Background UK government policy supports advance care planning and recording of patient preferences on EPaCCs (Department of Health, 2008). EPaCCs have been developed across the country but there is no consensus on evaluation (Allsop, Kite, McDermott, Penn et al., 2017) and assessments are urgently required (Petrova, Riley, Abel & Barclay, 2016; Callender, Riley, Broadhurst, Wiggins et al., 2017).

Aim This evaluation reviews the first five years of EPaCCS in North East Essex, locally called the My Care Choices register (MCCR) including; uptake of the register; the process of register entry before death and preferred place of care choices and outcomes. This is to contribute to the discussion about how EPaCCs should be evaluated and developed.
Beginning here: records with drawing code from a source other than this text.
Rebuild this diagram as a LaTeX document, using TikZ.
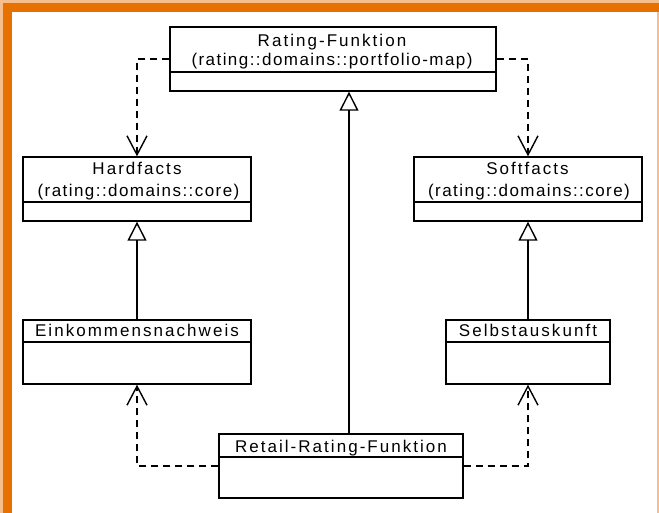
\documentclass[tikz,border=0pt]{standalone}
\usepackage{fontspec}
\setmainfont{Liberation Sans}
\newfontfamily\titlefont[LetterSpace=12]{Liberation Sans}
\newfontfamily\pkgfont[LetterSpace=8.5]{Liberation Sans}
\usetikzlibrary{arrows.meta}
\definecolor{frameorange}{RGB}{230,112,0}
\definecolor{framepeach}{RGB}{246,190,140}
\tikzset{
  classbox/.style={draw=black, line width=1.4pt, fill=white, inner sep=0pt},
  divider/.style={draw=black, line width=1.4pt},
  titletext/.style={anchor=base, inner sep=0pt, font=\titlefont\fontsize{17}{19}\selectfont},
  pkgtext/.style={anchor=base, inner sep=0pt, font=\pkgfont\fontsize{17}{19}\selectfont},
  depend/.style={draw=black, line width=1.4pt, dash pattern=on 7pt off 5pt, -{Straight Barb[length=19pt, width=20pt, line width=1.4pt]}},
  inherit/.style={draw=black, line width=1.4pt, -{Triangle[open, length=19pt, width=19pt, line width=1.4pt, fill=white]}},
}
\begin{document}
\begin{tikzpicture}[x=1pt, y=-1pt]
  % background and frame
  \fill[white] (0,0) rectangle (659,513);
  \useasboundingbox (0,0) rectangle (659,513);
  \fill[framepeach] (0,0) rectangle (659,3);
  \fill[framepeach] (0,0) rectangle (3,513);
  \fill[framepeach] (657,3) rectangle (659,513);
  \fill[frameorange] (3,3) rectangle (659,12);
  \fill[frameorange] (3,3) rectangle (11.5,513);

  % classes
  \node[classbox, minimum width=326pt, minimum height=64pt] (rf) at (333,59) {};
  \draw[divider] (rf.west |- 0,72) -- (rf.east |- 0,72);
  \node[titletext] (rft) at (332,47) {Rating-Funktion};
  \node[pkgtext] (rfp) at (332,66) {(rating::domains::portfolio-map)};

  \node[classbox, minimum width=228pt, minimum height=64pt] (hf) at (137,189) {};
  \draw[divider] (hf.west |- 0,202) -- (hf.east |- 0,202);
  \node[titletext] (hft) at (137,175) {Hardfacts};
  \node[pkgtext] (hfp) at (138.5,197) {(rating::domains::core)};

  \node[classbox, minimum width=228pt, minimum height=64pt] (sf) at (528,189) {};
  \draw[divider] (sf.west |- 0,202) -- (sf.east |- 0,202);
  \node[titletext] (sft) at (527.5,175) {Softfacts};
  \node[pkgtext] (sfp) at (529,197) {(rating::domains::core)};

  \node[classbox, minimum width=228pt, minimum height=64pt] (ek) at (137,352) {};
  \draw[divider] (ek.west |- 0,342) -- (ek.east |- 0,342);
  \node[titletext] (ekt) at (137,337) {Einkommensnachweis};

  \node[classbox, minimum width=164pt, minimum height=64pt] (sa) at (528,352) {};
  \draw[divider] (sa.west |- 0,342) -- (sa.east |- 0,342);
  \node[titletext] (sat) at (528,337) {Selbstauskunft};

  \node[classbox, minimum width=244pt, minimum height=64pt] (rt) at (341,466) {};
  \draw[divider] (rt.west |- 0,457) -- (rt.east |- 0,457);
  \node[titletext] (rtt) at (341,452) {Retail-Rating-Funktion};

  % connectors
  \draw[depend] (rf.west) -| (hf.north);
  \draw[depend] (rf.east) -| (sf.north);
  \draw[inherit] (ek.north) -- (hf.south);
  \draw[inherit] (sa.north) -- (sf.south);
  \draw[inherit] ([xshift=8pt]rt.north) -- ([xshift=16pt]rf.south);
  \draw[depend] (rt.west) -| (ek.south);
  \draw[depend] (rt.east) -| (sa.south);
\end{tikzpicture}
\end{document}
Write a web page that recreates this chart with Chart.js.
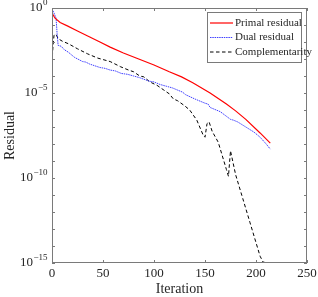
<!DOCTYPE html>
<html><head><meta charset="utf-8">
<script src="https://cdn.jsdelivr.net/npm/chart.js@4"></script>
<style>html,body{margin:0;padding:0;background:#fff;overflow:hidden}</style>
</head><body>
<canvas id="c" width="318" height="297"></canvas>
<script>
// ---- data (exponents: value = 10^exp) ----
const primalIter = [0,3,8,15,25,35,47,57,70,85,100,115,127,138,155,171,180,190,204,214];
const primalExp  = [-0.3,-0.6,-0.85,-1.05,-1.35,-1.65,-2.0,-2.3,-2.65,-3.0,-3.35,-3.75,-4.05,-4.4,-5.0,-5.65,-6.05,-6.55,-7.35,-7.95];

const dualIter = [0,2,4,5,6,9,12,16,22,30,33,37,47,52,57,62,68,74,80,86,95,100,106,112,118,126,128,131,140,150,153,155,165,175,178,182,190,198,204,210,214];
const dualExp  = [-0.05,-0.3,-0.6,-1.5,-2.2,-2.25,-2.45,-2.6,-2.9,-3.15,-3.18,-3.3,-3.5,-3.55,-3.65,-3.7,-3.85,-3.9,-4.0,-4.1,-4.3,-4.35,-4.5,-4.6,-4.7,-4.9,-4.95,-5.1,-5.35,-5.6,-5.65,-5.85,-6.1,-6.55,-6.6,-6.7,-7.0,-7.3,-7.6,-8.0,-8.3];

const compIter = [0,1,2,4,6,10,16,25,35,45,57,67,75,80,86,90,96,103,109,115,119,123,130,135,142,148,150,152,154,157,163,168,171,173,175,180,187,194,200,204,207,212];
const compExp  = [-3.2,-2.2,-1.6,-1.55,-1.8,-1.95,-2.1,-2.4,-2.7,-2.95,-3.15,-3.45,-3.65,-3.75,-4.0,-4.05,-4.35,-4.55,-4.8,-5.05,-5.35,-5.45,-5.75,-6.0,-6.6,-7.45,-7.6,-6.8,-6.7,-7.25,-7.9,-8.9,-9.5,-9.9,-8.4,-9.8,-11.2,-12.6,-13.8,-14.6,-14.95,-15.0];

const seriesNames = ['Primal residual','Dual residual','Complementarity'];
const xTickValues = [0,50,100,150,200,250];
const xTickLabels = ['0','50','100','150','200','250'];
const yTickExps   = [0,-5,-10,-15];
const yTickLabelSup = ['0','\u22125','\u221210','\u221215'];

const SERIF = '"Liberation Serif", "DejaVu Serif", serif';
const TXT = '#262626';
const AX = '#7a7a7a';

function pts(xs, es){ return xs.map((x,i)=>({x:x, y:Math.pow(10, es[i])})); }

const styles = [
  {color:'#ff0000', width:1.2, dash:[]},
  {color:'#2a2aff', width:0.9, dash:[1.5,0.8]},
  {color:'#000000', width:1, dash:[3.5,2.5]}
];

const decoPlugin = {
  id:'deco',
  afterDraw(chart){
    const ctx = chart.ctx, a = chart.chartArea;
    const xs = chart.scales.x, ys = chart.scales.y;
    ctx.save();
    // box
    ctx.strokeStyle = AX; ctx.lineWidth = 1;
    ctx.strokeRect(a.left+0.5, a.top+0.5, a.right-a.left-1, a.bottom-a.top-1);
    // x ticks
    ctx.beginPath();
    xTickValues.forEach(v=>{
      const px = Math.round(xs.getPixelForValue(v))+0.5;
      ctx.moveTo(px, a.bottom); ctx.lineTo(px, a.bottom-3);
      ctx.moveTo(px, a.top); ctx.lineTo(px, a.top+3);
    });
    // y ticks every decade
    for(let e=0;e>=-15;e--){
      const py = Math.round(ys.getPixelForValue(Math.pow(10,e)))+0.5;
      ctx.moveTo(a.left, py); ctx.lineTo(a.left+3, py);
      ctx.moveTo(a.right, py); ctx.lineTo(a.right-3, py);
    }
    ctx.stroke();
    // x tick labels
    ctx.fillStyle = TXT;
    ctx.font = '13px ' + SERIF;
    ctx.textAlign = 'center'; ctx.textBaseline = 'middle';
    xTickValues.forEach((v,i)=>{
      ctx.fillText(xTickLabels[i], xs.getPixelForValue(v), a.bottom+11);
    });
    // y tick labels with superscript
    yTickExps.forEach((e,i)=>{
      const py = ys.getPixelForValue(Math.pow(10,e));
      ctx.font = '13px ' + SERIF;
      const w1 = ctx.measureText('10').width;
      ctx.font = '9px ' + SERIF;
      const w2 = ctx.measureText(yTickLabelSup[i]).width;
      const x0 = a.left - 5 - w1 - w2;
      ctx.textAlign = 'left';
      ctx.font = '13px ' + SERIF;
      ctx.fillText('10', x0, py);
      ctx.font = '9px ' + SERIF;
      ctx.fillText(yTickLabelSup[i], x0 + w1 + 0.5, py - 5);
    });
    // axis titles
    ctx.font = '14px ' + SERIF;
    ctx.textAlign = 'center';
    ctx.fillText('Iteration', (a.left+a.right)/2, a.bottom+26);
    ctx.save();
    ctx.translate(10, (a.top+a.bottom)/2);
    ctx.rotate(-Math.PI/2);
    ctx.fillText('Residual', 0, 0);
    ctx.restore();
    // legend
    const lx = 207, ly = 12, lw = 94, lh = 50;
    ctx.fillStyle = '#fff';
    ctx.fillRect(lx, ly, lw, lh);
    ctx.strokeStyle = AX; ctx.lineWidth = 1;
    ctx.strokeRect(lx+0.5, ly+0.5, lw, lh);
    ctx.font = '11px ' + SERIF;
    ctx.textAlign = 'left'; ctx.textBaseline = 'middle';
    seriesNames.forEach((n,i)=>{
      const yy = ly + 11 + i*14.5;
      const s = styles[i];
      ctx.strokeStyle = s.color; ctx.lineWidth = s.width; ctx.setLineDash(s.dash);
      ctx.beginPath(); ctx.moveTo(lx+3, yy); ctx.lineTo(lx+26, yy); ctx.stroke();
      ctx.setLineDash([]);
      ctx.fillStyle = TXT;
      ctx.fillText(n, lx+28, yy);
    });
    ctx.restore();
  }
};

const datasets = [
  pts(primalIter, primalExp), pts(dualIter, dualExp), pts(compIter, compExp)
].map((d,i)=>({
  label: seriesNames[i], data: d,
  borderColor: styles[i].color, borderWidth: styles[i].width, borderDash: styles[i].dash,
  pointRadius: 0, tension: 0, fill: false
}));

new Chart(document.getElementById('c'), {
  type: 'line',
  data: { datasets },
  options: {
    responsive: false, animation: false, devicePixelRatio: 1,
    layout: { padding: { top: 8, right: 11, left: 0, bottom: 0 } },
    plugins: { legend: { display: false }, tooltip: { enabled: false } },
    scales: {
      x: { type: 'linear', min: 0, max: 250,
           ticks: { display: false }, grid: { display: false }, border: { display: false },
           afterFit: s => { s.height = 34; } },
      y: { type: 'logarithmic', min: 1e-15, max: 1,
           ticks: { display: false }, grid: { display: false }, border: { display: false },
           afterFit: s => { s.width = 52; } }
    }
  },
  plugins: [decoPlugin]
});
</script>
</body></html>
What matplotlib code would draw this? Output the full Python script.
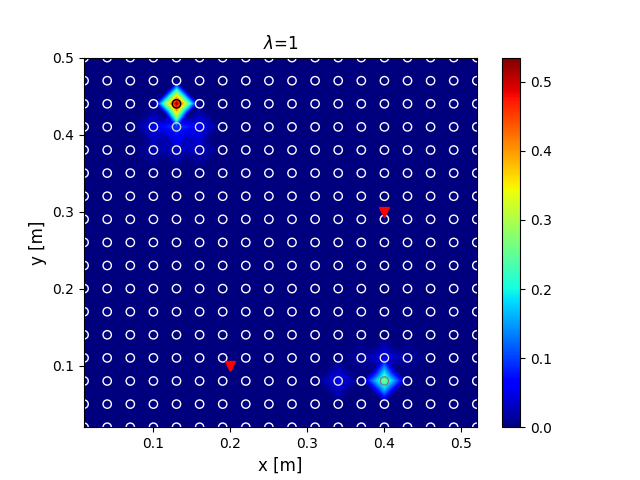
import numpy as np
import matplotlib
matplotlib.use('Agg')
import matplotlib.pyplot as plt
import matplotlib.tri as mtri
from matplotlib.colors import Normalize

# grid nodes (m)
x_nodes = np.round(np.arange(0.01, 0.5201, 0.03), 2)
y_nodes = np.round(np.arange(0.02, 0.5001, 0.03), 2)

# non-zero node values
hot_x = [0.13, 0.13, 0.10, 0.16, 0.13, 0.10, 0.16, 0.40, 0.34, 0.40, 0.37, 0.43]
hot_y = [0.44, 0.41, 0.41, 0.41, 0.38, 0.38, 0.38, 0.08, 0.08, 0.11, 0.11, 0.11]
hot_v = [0.535, 0.10, 0.05, 0.06, 0.03, 0.02, 0.03, 0.27, 0.06, 0.05, 0.015, 0.015]

# source markers
src_x = [0.2, 0.4]
src_y = [0.1, 0.3]

vmax = 0.535

X, Y = np.meshgrid(x_nodes, y_nodes)
Z = np.zeros_like(X)
for hx, hy, hv in zip(hot_x, hot_y, hot_v):
    i = np.argmin(np.abs(y_nodes - hy))
    j = np.argmin(np.abs(x_nodes - hx))
    Z[i, j] = hv

# triangulate: each cell cut in four around its centre
ny, nx = Z.shape
idx = np.arange(ny*nx).reshape(ny, nx)
xc = 0.5*(X[:-1, :-1] + X[1:, 1:])
yc = 0.5*(Y[:-1, :-1] + Y[1:, 1:])
zc = np.minimum.reduce([Z[:-1, :-1], Z[:-1, 1:], Z[1:, :-1], Z[1:, 1:]])
cidx = ny*nx + np.arange((ny-1)*(nx-1)).reshape(ny-1, nx-1)
sw, se = idx[:-1, :-1], idx[:-1, 1:]
nw, ne = idx[1:, :-1], idx[1:, 1:]
tris = np.concatenate([np.stack([sw, se, cidx], -1).reshape(-1, 3),
                       np.stack([se, ne, cidx], -1).reshape(-1, 3),
                       np.stack([ne, nw, cidx], -1).reshape(-1, 3),
                       np.stack([nw, sw, cidx], -1).reshape(-1, 3)])
px = np.concatenate([X.ravel(), xc.ravel()])
py = np.concatenate([Y.ravel(), yc.ravel()])
pz = np.concatenate([Z.ravel(), zc.ravel()])
tri = mtri.Triangulation(px, py, tris)
interp = mtri.LinearTriInterpolator(tri, pz)
xf = np.linspace(x_nodes[0], x_nodes[-1], 600)
yf = np.linspace(y_nodes[0], y_nodes[-1], 600)
XF, YF = np.meshgrid(xf, yf)
ZF = interp(XF, YF)

norm = Normalize(0, vmax)

fig, ax = plt.subplots(figsize=(6.4, 4.8), dpi=100)
im = ax.imshow(ZF, origin='lower', cmap='jet', norm=norm,
               extent=[xf[0], xf[-1], yf[0], yf[-1]])
ax.scatter(X.ravel(), Y.ravel(), s=36, facecolors='none',
           edgecolors=plt.cm.gray_r(norm(Z.ravel())), linewidths=1.0)
ax.plot(src_x, src_y, 'v', color='r', ms=6.5)
ax.set_xlim(x_nodes[0], x_nodes[-1])
ax.set_ylim(y_nodes[0], y_nodes[-1])
ax.set_aspect('equal')
ax.set_xticks([0.1, 0.2, 0.3, 0.4, 0.5])
ax.set_xlabel('x [m]', fontsize=12)
ax.set_ylabel('y [m]', fontsize=12)
ax.set_title(r'$\lambda$=1')
fig.colorbar(im, ax=ax)

fig.savefig('out.png', dpi=100)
Method Data was extracted from MCCR from the date of inception in September 2013 to September 2018. Data recorded on the EPaCCS for residents of North East Essex were compared to Office for National Statistics mortality data to calculate what proportion of deaths had a register entry. The mean number of days prior to death that the register entry was created was calculated. Extraction of data included preferred place of care and subsequent achievement.

Results 8978 people in North East Essex recorded a register entry in the first five years of My Care Choices. The mean number of days to death from the initiation of a MCCR entry increased from 65 in year one, to 316 in year five. The proportion of people in North East Essex who died with a MCCR record increased from 20% in year one to 46% in year five. Preferred places of care were recorded for 81% of register entries. Of these 52% were home, 36% care home, 8% hospice, 3.5% hospital, 0.5% community hospital. Achievement of first choice preferred place of care was 70%.

Conclusion EPaCCs have potential to promote care consistent with peoples’ preferences towards the end of life. Opportunities should be taken to develop systematic evaluations to drive improvement.